## Written instruction:
Will you write out the data exactly, excluding every picture?

## Source data:
++++++++

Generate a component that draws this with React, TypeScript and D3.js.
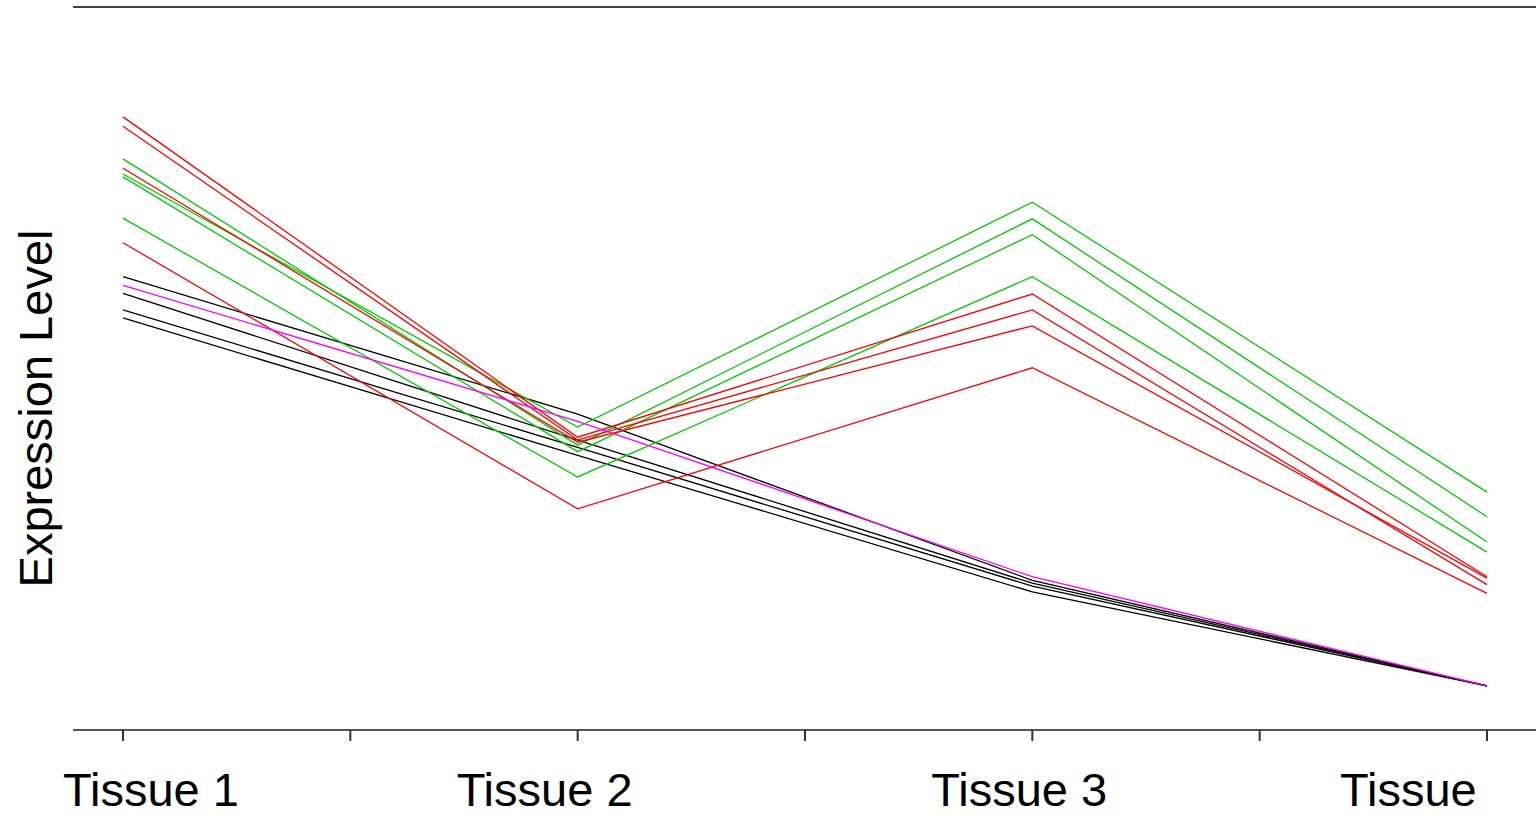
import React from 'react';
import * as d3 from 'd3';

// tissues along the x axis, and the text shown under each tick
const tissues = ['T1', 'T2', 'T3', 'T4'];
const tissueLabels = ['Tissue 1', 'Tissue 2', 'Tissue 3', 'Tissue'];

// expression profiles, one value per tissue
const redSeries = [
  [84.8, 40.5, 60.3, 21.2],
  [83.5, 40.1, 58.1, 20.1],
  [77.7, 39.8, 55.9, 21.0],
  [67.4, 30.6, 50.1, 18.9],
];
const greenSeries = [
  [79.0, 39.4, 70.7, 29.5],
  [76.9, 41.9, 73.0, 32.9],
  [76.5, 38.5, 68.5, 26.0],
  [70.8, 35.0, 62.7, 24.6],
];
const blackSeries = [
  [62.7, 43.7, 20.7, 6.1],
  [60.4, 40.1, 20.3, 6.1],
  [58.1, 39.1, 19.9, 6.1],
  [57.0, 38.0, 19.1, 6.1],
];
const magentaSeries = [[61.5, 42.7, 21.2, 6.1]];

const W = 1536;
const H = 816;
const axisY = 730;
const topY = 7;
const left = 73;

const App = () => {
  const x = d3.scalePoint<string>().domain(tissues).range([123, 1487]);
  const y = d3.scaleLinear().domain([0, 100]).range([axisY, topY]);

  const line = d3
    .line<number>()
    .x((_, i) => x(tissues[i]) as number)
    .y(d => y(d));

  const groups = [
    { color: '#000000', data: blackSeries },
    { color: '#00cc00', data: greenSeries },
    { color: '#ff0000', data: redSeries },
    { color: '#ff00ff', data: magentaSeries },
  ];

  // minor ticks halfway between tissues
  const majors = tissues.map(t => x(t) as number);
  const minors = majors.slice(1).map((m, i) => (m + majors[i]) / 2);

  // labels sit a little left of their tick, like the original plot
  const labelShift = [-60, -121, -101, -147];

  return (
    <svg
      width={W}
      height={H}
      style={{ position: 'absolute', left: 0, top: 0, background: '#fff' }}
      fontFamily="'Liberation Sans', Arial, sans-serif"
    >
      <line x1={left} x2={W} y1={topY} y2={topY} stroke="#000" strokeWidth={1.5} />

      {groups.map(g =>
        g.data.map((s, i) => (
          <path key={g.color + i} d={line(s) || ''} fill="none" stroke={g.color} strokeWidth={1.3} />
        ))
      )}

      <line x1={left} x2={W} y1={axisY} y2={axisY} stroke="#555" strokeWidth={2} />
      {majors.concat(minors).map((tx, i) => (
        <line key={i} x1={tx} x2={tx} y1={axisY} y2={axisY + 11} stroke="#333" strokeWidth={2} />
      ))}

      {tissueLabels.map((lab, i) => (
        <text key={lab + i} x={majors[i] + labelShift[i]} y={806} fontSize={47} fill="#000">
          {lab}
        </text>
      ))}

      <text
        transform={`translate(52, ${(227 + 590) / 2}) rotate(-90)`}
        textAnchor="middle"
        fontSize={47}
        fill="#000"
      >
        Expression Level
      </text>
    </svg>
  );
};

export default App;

++++++++

## Response to this task:
Generate a component that draws this with React, TypeScript and D3.js.
import React from 'react';
import * as d3 from 'd3';

// tissues along the x axis, and the text shown under each tick
const tissues = ['T1', 'T2', 'T3', 'T4'];
const tissueLabels = ['Tissue 1', 'Tissue 2', 'Tissue 3', 'Tissue'];

// expression profiles, one value per tissue
const redSeries = [
  [84.8, 40.5, 60.3, 21.2],
  [83.5, 40.1, 58.1, 20.1],
  [77.7, 39.8, 55.9, 21.0],
  [67.4, 30.6, 50.1, 18.9],
];
const greenSeries = [
  [79.0, 39.4, 70.7, 29.5],
  [76.9, 41.9, 73.0, 32.9],
  [76.5, 38.5, 68.5, 26.0],
  [70.8, 35.0, 62.7, 24.6],
];
const blackSeries = [
  [62.7, 43.7, 20.7, 6.1],
  [60.4, 40.1, 20.3, 6.1],
  [58.1, 39.1, 19.9, 6.1],
  [57.0, 38.0, 19.1, 6.1],
];
const magentaSeries = [[61.5, 42.7, 21.2, 6.1]];

const W = 1536;
const H = 816;
const axisY = 730;
const topY = 7;
const left = 73;

const App = () => {
  const x = d3.scalePoint<string>().domain(tissues).range([123, 1487]);
  const y = d3.scaleLinear().domain([0, 100]).range([axisY, topY]);

  const line = d3
    .line<number>()
    .x((_, i) => x(tissues[i]) as number)
    .y(d => y(d));

  const groups = [
    { color: '#000000', data: blackSeries },
    { color: '#00cc00', data: greenSeries },
    { color: '#ff0000', data: redSeries },
    { color: '#ff00ff', data: magentaSeries },
  ];

  // minor ticks halfway between tissues
  const majors = tissues.map(t => x(t) as number);
  const minors = majors.slice(1).map((m, i) => (m + majors[i]) / 2);

  // labels sit a little left of their tick, like the original plot
  const labelShift = [-60, -121, -101, -147];

  return (
    <svg
      width={W}
      height={H}
      style={{ position: 'absolute', left: 0, top: 0, background: '#fff' }}
      fontFamily="'Liberation Sans', Arial, sans-serif"
    >
      <line x1={left} x2={W} y1={topY} y2={topY} stroke="#000" strokeWidth={1.5} />

      {groups.map(g =>
        g.data.map((s, i) => (
          <path key={g.color + i} d={line(s) || ''} fill="none" stroke={g.color} strokeWidth={1.3} />
        ))
      )}

      <line x1={left} x2={W} y1={axisY} y2={axisY} stroke="#555" strokeWidth={2} />
      {majors.concat(minors).map((tx, i) => (
        <line key={i} x1={tx} x2={tx} y1={axisY} y2={axisY + 11} stroke="#333" strokeWidth={2} />
      ))}

      {tissueLabels.map((lab, i) => (
        <text key={lab + i} x={majors[i] + labelShift[i]} y={806} fontSize={47} fill="#000">
          {lab}
        </text>
      ))}

      <text
        transform={`translate(52, ${(227 + 590) / 2}) rotate(-90)`}
        textAnchor="middle"
        fontSize={47}
        fill="#000"
      >
        Expression Level
      </text>
    </svg>
  );
};

export default App;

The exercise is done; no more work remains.